**To do:** Extract only the first line of the listing and every line after it up to and including the one with "text=arrowgray] (ModelLbl) at". Omit the pictures.

**Data segment:**
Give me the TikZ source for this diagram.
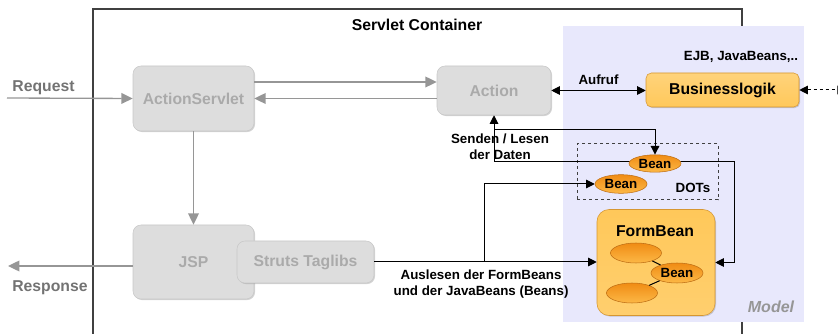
\documentclass[tikz,border=0pt]{standalone}
\usepackage{fontspec}
\setmainfont{Liberation Sans}
\usetikzlibrary{arrows.meta,shapes.geometric,shadows}

\definecolor{modelbg}{RGB}{232,232,252}
\definecolor{boxgray}{RGB}{221,221,221}
\definecolor{boxedge}{RGB}{200,200,200}
\definecolor{boxtext}{RGB}{170,170,170}
\definecolor{arrowgray}{RGB}{150,150,150}
\definecolor{labelgray}{RGB}{115,115,115}
\definecolor{bizfill}{RGB}{255,200,90}
\definecolor{bizedge}{RGB}{214,150,50}
\definecolor{beantop}{RGB}{240,140,20}
\definecolor{beanbot}{RGB}{252,184,70}
\definecolor{beanedge}{RGB}{190,110,20}

\begin{document}
\begin{tikzpicture}[x=0.75pt,y=-0.75pt,
        big/.style={font=\fontsize{11.8}{14}\selectfont\bfseries},
        small/.style={font=\fontsize{10}{12}\selectfont\bfseries},
        softshadow/.style={drop shadow={shadow xshift=0.8pt,shadow yshift=-0.8pt,opacity=0.35}},
        greybox/.style={big, rounded corners=6pt, fill=boxgray, draw=boxedge, text=boxtext, inner sep=0pt, softshadow},
        orangebox/.style={big, draw=bizedge, inner sep=0pt, softshadow},
        bean/.style={ellipse, small, draw=beanedge, top color=beantop, bottom color=beanbot, inner sep=0pt, minimum width=39pt},
        gline/.style={draw=arrowgray, line width=1pt, -{Triangle[length=8.5pt,width=8pt]}},
        bline/.style={line width=0.75pt, -{Triangle[length=6.5pt,width=6.5pt]}}]

                    \useasboundingbox (0,0) rectangle (838,334);

                    % servlet container frame
                    \draw[black!75, line width=0.8pt] (93,334) -- (93,9) -- (742,9) -- (742,334);
                    \node[big] (SC) at (417,25) {Servlet Container};

                    % model area
                    \node[fill=modelbg, minimum width=180.75pt, minimum height=222pt, inner sep=0pt] (Model) at (683.5,174) {};
                    \node[small] (EJB) at (741,57) {EJB, JavaBeans,..};
                    \node[font=\fontsize{12}{14}\selectfont\bfseries\itshape, text=arrowgray] (ModelLbl) at (771,307) {Model};

                    \node[draw=black!75, dashed, line width=0.75pt, dash pattern=on 2.5pt off 2pt, minimum width=105.75pt, minimum height=42pt] (DOT) at (647.5,172) {};
                    \node[small] (DOTLbl) at (693,188) {DOTs};

                    % struts parts
                    \node[greybox, minimum width=90.75pt, minimum height=48.75pt] (AS) at (193.5,98.5) {ActionServlet};
                    \node[greybox, minimum width=85.5pt, minimum height=36.75pt] (Act) at (494,90.5) {Action};
                    \node[greybox, minimum width=90.75pt, minimum height=55.5pt] (JSP) at (193.5,262) {JSP};
                    \node[greybox, minimum width=102.75pt, minimum height=31.5pt] (ST) at (305.5,262) {Struts Taglibs};

                    \node[orangebox, rounded corners=4pt, top color=bizfill!80!white, bottom color=bizfill, minimum width=114.75pt, minimum height=25.5pt] (BL) at (722.5,90) {Businesslogik};
                    \node[orangebox, rounded corners=9pt, top color=bizfill, bottom color=bizfill!88!white, minimum width=88.5pt, minimum height=79.5pt] (FB) at (656,262.5) {};
                    \node[big] (FBLbl) at (655,231) {FormBean};

                        \coordinate (req) at (7,98);
                        \coordinate (resp) at (8,266);
                        \coordinate (ext) at (846,90);
                        \coordinate (up) at (494,162);
                        \coordinate (fork) at (494,130);
                        \coordinate (turn) at (734,162);
                        \coordinate (split) at (484,262);

                    \draw[gline] (req) -- (AS.west) node [pos=0.29, above=-1.5pt, big, text=labelgray] (ReqLbl) {Request};
                    \draw[gline] (AS.east |- 0,82) -- (Act.west |- 0,82);
                    \draw[gline] (Act.west |- AS.east) -- (AS.east);
                    \draw[gline] (AS.south) -- (JSP.north);
                    \draw[gline] (JSP.west |- resp) -- (resp) node [pos=0.664, below=7pt, big, text=labelgray] (RespLbl) {Response};

                    \draw[bline, {Triangle[length=6.5pt,width=6.5pt]}-{Triangle[length=6.5pt,width=6.5pt]}] (Act.east) -- (BL.west |- Act.east) node [midway, above=1pt, small] (Call) {Aufruf};
                    \draw[bline, {Triangle[length=6.5pt,width=6.5pt]}-{Triangle[length=6.5pt,width=6.5pt]}, dash pattern=on 2.5pt off 2pt] (BL.east) -- (ext);

                    % senden / lesen
                    \draw[bline] (up) -- (Act.south);
                    \draw[bline] (up) -- (turn) |- (FB.east);
                    \node[small, align=center] (SL) at (500,147) {Senden / Lesen\\der Daten};

                    % beans
                    \node[bean, minimum height=13pt] (B1) at (655,163.5) {Bean};
                    \node[bean, minimum height=14pt] (B2) at (621,184) {Bean};
                    \node[bean, minimum width=38.25pt, minimum height=15pt] (FBa) at (636,253) {};
                    \node[bean, minimum width=38.25pt, minimum height=15pt] (FBb) at (632,293) {};
                    \node[bean, minimum height=15pt] (FBc) at (677,273) {Bean};

                    \draw[line width=0.75pt] (FBa) -- (FBc);
                    \draw[line width=0.75pt] (FBb) -- (FBc);

                    \draw[bline] (fork) -| (B1.north);
                    \draw[bline] (ST.east) -- (ST.east -| FB.west) node [pos=0.48, below=2pt, small, align=center] (Read) {Auslesen der FormBeans\\und der JavaBeans (Beans)};
                    \draw[bline] (split) |- (B2.west);

\end{tikzpicture}
\end{document}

**Response to this exercise:**
Give me the TikZ source for this diagram.
\documentclass[tikz,border=0pt]{standalone}
\usepackage{fontspec}
\setmainfont{Liberation Sans}
\usetikzlibrary{arrows.meta,shapes.geometric,shadows}

\definecolor{modelbg}{RGB}{232,232,252}
\definecolor{boxgray}{RGB}{221,221,221}
\definecolor{boxedge}{RGB}{200,200,200}
\definecolor{boxtext}{RGB}{170,170,170}
\definecolor{arrowgray}{RGB}{150,150,150}
\definecolor{labelgray}{RGB}{115,115,115}
\definecolor{bizfill}{RGB}{255,200,90}
\definecolor{bizedge}{RGB}{214,150,50}
\definecolor{beantop}{RGB}{240,140,20}
\definecolor{beanbot}{RGB}{252,184,70}
\definecolor{beanedge}{RGB}{190,110,20}

\begin{document}
\begin{tikzpicture}[x=0.75pt,y=-0.75pt,
        big/.style={font=\fontsize{11.8}{14}\selectfont\bfseries},
        small/.style={font=\fontsize{10}{12}\selectfont\bfseries},
        softshadow/.style={drop shadow={shadow xshift=0.8pt,shadow yshift=-0.8pt,opacity=0.35}},
        greybox/.style={big, rounded corners=6pt, fill=boxgray, draw=boxedge, text=boxtext, inner sep=0pt, softshadow},
        orangebox/.style={big, draw=bizedge, inner sep=0pt, softshadow},
        bean/.style={ellipse, small, draw=beanedge, top color=beantop, bottom color=beanbot, inner sep=0pt, minimum width=39pt},
        gline/.style={draw=arrowgray, line width=1pt, -{Triangle[length=8.5pt,width=8pt]}},
        bline/.style={line width=0.75pt, -{Triangle[length=6.5pt,width=6.5pt]}}]

                    \useasboundingbox (0,0) rectangle (838,334);

                    % servlet container frame
                    \draw[black!75, line width=0.8pt] (93,334) -- (93,9) -- (742,9) -- (742,334);
                    \node[big] (SC) at (417,25) {Servlet Container};

                    % model area
                    \node[fill=modelbg, minimum width=180.75pt, minimum height=222pt, inner sep=0pt] (Model) at (683.5,174) {};
                    \node[small] (EJB) at (741,57) {EJB, JavaBeans,..};
                    \node[font=\fontsize{12}{14}\selectfont\bfseries\itshape, text=arrowgray] (ModelLbl) at (771,307) {Model};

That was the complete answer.